In the flashback, Vicky’s chronic lateness triggers a phone argument with his friend Nikhil (Nick), who is waiting for him at college. A misunderstanding during the call leads to a confrontation between the two friends, after which they regroup and are joined by their wider circle, including Loy, Dev, Dhula, and the talkative Naresh. Their days revolve around lectures, pranks, and escalating personal dramas as graduation approaches.

Romances develop within the group. Nikhil becomes interested in Pooja but hesitates because of her connection to his former girlfriend Vandana. Meanwhile, Dhula’s aggressive behavior draws Isha into an uncomfortable relationship dynamic.

A separate track begins when Loy’s family starts arranging his marriage meeting with Nisha. Loy and his friends initially try to derail the proposal, but events take a different turn, and Nisha later seeks admission to HD College. With help from Vicky’s family connection, she is admitted, and Vicky and Nisha grow closer and begin a relationship.

Back in the present, Vicky recovers from the accident. As the friends face the “last day” reality, Dev pushes Nikhil to stop overthinking and finally speak openly to Pooja. The film closes on the group’s final burst of chaos and emotion, with confessions and interruptions colliding as their college life comes to an end.

==Cast==
- Malhar Thakar as Vicky
- Yash Soni as Nikhil/Nick
- Mitra Gadhavi as Loy
- Aarjav Trivedi as Dhula
- Rahul Raval as Dev
- Janki Bodiwala as Pooja
- Kinjal Rajpriya as Nisha
- Netri Trivedi as Isha
- Mayur Chauhan as Naresh
- Prapti Ajwalia as Vandana
- Prashant Barot as Nikhil's Father
- Beena Shah as Nikhil's Mother
- Jeetendra Thakkar as Vicky's Father
- Harsha Bhavsar as Vicky's Mother
- Jignesh Modi as Ghanshyam
- Jay Rathod as Loy's Father
- Ratilal Parmar as Nisha's Father
- Dipika Ajwalia as Nisha's Mother
- Jay Bhatt as Angry Professor
- Kartavya Shah as Drama Professor
- Ridham Bhat as Sheetal, Tuition Teacher
- Anita Pursawani as Tel No Dabbo

==Production==
The film was shot in various locations across Ahmedabad and Vadodara, including Shanti Business School and Sabarmati Riverfront.

==Release==
The film was released on 20 November 2015 in 231 screens worldwide.

==Soundtrack==

Chhello Divas (Original Motion Picture Soundtrack)
| No. | Title | Singer(s) | Length |
|---|---|---|---|
| 1. | "Kehvu Ghanu Ghanu Che" | Parthiv Ghohil | 04:20 |
| 2. | "Canteen Time" | Jeffery Iqbal Neil Chakravarthy | 03:21 |
| Total length: |  |  | 07:41 |

==Reception==
The film had more than 50-day run.
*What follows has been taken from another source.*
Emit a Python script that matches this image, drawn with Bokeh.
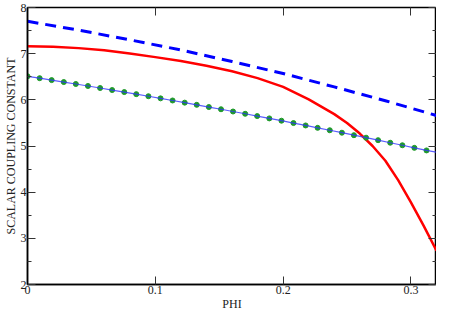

The film was a commercial success and grossed ₹18 crore on box office

==Piracy==
Before the release of the film, a copy of the film meant for the Central Board of Film Certification leaked online. The producers claimed they faced loss of ₹5 crore due to the piracy. Two clerks in the Entertainment Tax Commissioner office in Gandhinagar were arrested in the case.

==Remake==
The film was remade in Hindi as the Days of Tafree (2016).